Healesville wildlife group digs deep for native wildlife
1 July 2009
Presentation of a generous donation from Judith Eardley Save Wildlife Association to aid
A small Healesville based wildlife association, comprised of just ten volunteers, has made an extraordinarily generous donation to help save and protect native wildlife affected by the recent Black Saturday bushfires. The Judith Eardley Save Wildlife Association is providing funding of $51,762 to Parks Victoria for programs that are supporting endangered native animals in post fire areas. These include the Leadbeater’s Possum, Brush-tailed Phascogale, and Broad-toothed Rat.

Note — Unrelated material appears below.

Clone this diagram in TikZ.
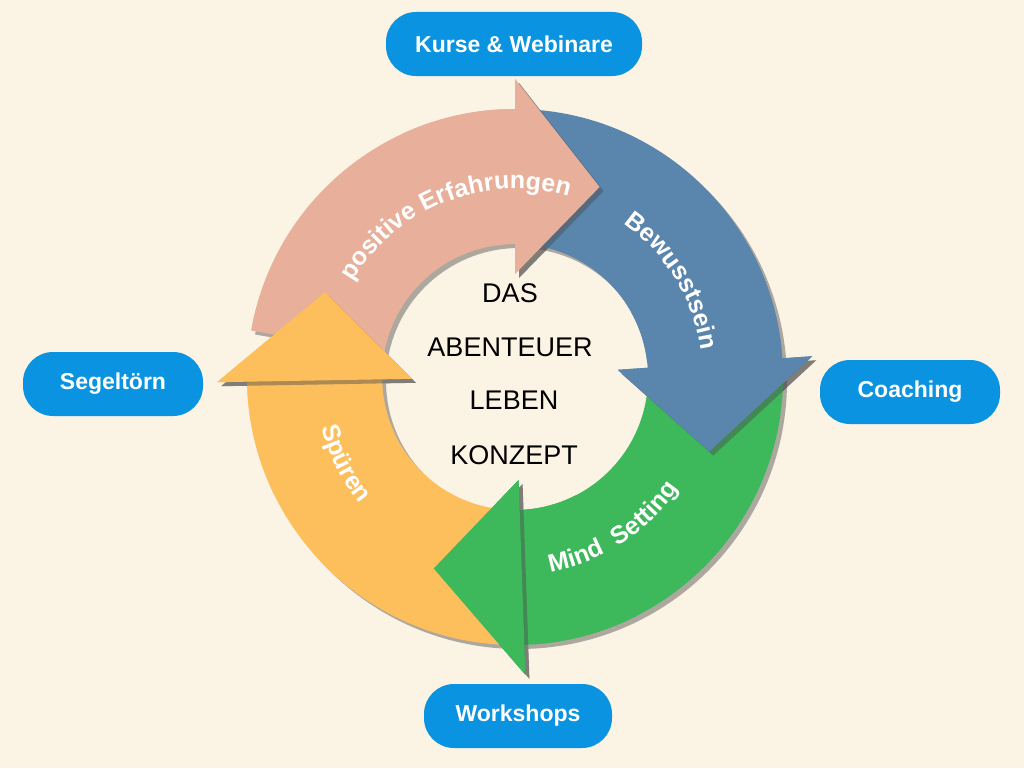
\documentclass[tikz,border=0pt]{standalone}
\usepackage{fontspec}
\setmainfont{Liberation Sans}
\usetikzlibrary{shadows,decorations.text}
\definecolor{bg}{HTML}{FBF3E4}
\definecolor{cpink}{HTML}{E8B09A}
\definecolor{cblue}{HTML}{5A86AE}
\definecolor{cgreen}{HTML}{3DB85B}
\definecolor{corange}{HTML}{FDBE5C}
\definecolor{pill}{HTML}{0A93E0}
\newcommand\ringarrow[4]{%
\fill[#1,arrowshadow] (#2:268) arc[start angle=#2,end angle=#3,radius=268] -- (#3:298) -- (#4:208) -- (#3:103) -- (#3:133) arc[start angle=#3,end angle=#2,radius=133] -- cycle;}
\newcommand\ringhead[3]{%
\fill[#1,arrowshadow] (#2:298) -- (#3:208) -- (#2:103) -- cycle;
\fill[#1] (#2+2:133) arc[start angle=#2+2,end angle=#2+25,radius=133] -- (#2+25:268) arc[start angle=#2+25,end angle=#2+2,radius=268] -- cycle;}
\newcommand\ringtext[4]{%
\path[decorate,decoration={text along path,text align=center,text={|\fontsize{25}{25}\selectfont\bfseries\color{white}|#4}}] (#1:#3) arc[start angle=#1,end angle=#2,radius=#3];}
\tikzset{
  arrowshadow/.style={drop shadow={opacity=0.45,shadow xshift=4pt,shadow yshift=-4pt,fill=black!70}},
  pillbox/.style={fill=pill,rounded corners=30pt,text=white,font=\fontsize{23}{23}\selectfont\bfseries,minimum height=64pt,inner xsep=20pt},
  midtext/.style={font=\fontsize{27}{27}\selectfont,text=black}
}
\begin{document}
\begin{tikzpicture}[x=1pt,y=1pt]
\fill[bg] (0,0) rectangle (1024,-768);
\useasboundingbox (0,0) rectangle (1024,-768);
\begin{scope}[shift={(515,-377)}]
\ringarrow{cpink}{170}{90}{66}
\ringarrow{cblue}{85}{4}{-21}
\ringarrow{cgreen}{0}{-88}{-113}
\ringarrow{corange}{-92}{-179}{-204}
\ringhead{cpink}{90}{66}
\ringhead{cblue}{4}{-21}
\ringhead{cgreen}{-88}{-113}
\ringhead{corange}{-179}{-204}
\ringtext{155}{68}{188}{positive Erfahrungen}
\ringtext{60}{3}{188}{Bewusstsein}
\ringtext{-92}{-22}{198}{Mind\ \ Setting}
\ringtext{186}{228}{200}{Spüren}
\end{scope}
\node[midtext] (t1) at (510,-293) {DAS};
\node[midtext] (t2) at (510,-347) {ABENTEUER};
\node[midtext] (t3) at (514,-400) {LEBEN};
\node[midtext] (t4) at (514,-455) {KONZEPT};
\node[pillbox,minimum width=256pt] (k) at (514,-44) {Kurse \& Webinare};
\node[pillbox,minimum width=180pt] (s) at (113,-384) {Segeltörn};
\node[pillbox,minimum width=180pt] (c) at (910,-392) {Coaching};
\node[pillbox,minimum width=188pt] (w) at (518,-716) {Workshops};
\end{tikzpicture}
\end{document}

The Association was established in 2000 with the aim of raising funds to help save and protect wildlife, and is named after Judith Kathleen Eardley 1939 – 1997, who asked that part of her estate be used for wildlife protection.Parks Victoria’s Joanne Antrobus, who heads up its major Leadbeater’s Possum program, made the funding proposal to the Association for help with preserving and protecting surviving native populations whose numbers have been decimated. As an example, only six Leadbeater’s Possums have so far been sighted in the Lake Mountain area, where once there was a population of up to 300 of these tiny creatures. So far the money has gone towards monitoring remaining populations for all three species, post fire, to determine how they have fared and survived the fires. Small numbers of each species have been recorded at key local locations.
For the Leadbeater’s Possum at Lake Mountain, new nest boxes have been purchased and installed, a carefully rationed supplementary feeding program established, and a video surveillance camera purchased and used successfully to monitor the feeding program now underway.
The money has also funded volunteer training for a number of local groups to enable them to assist with these monitoring and feeding programs long term. Approximately 25 volunteers have completed training to date with more to follow.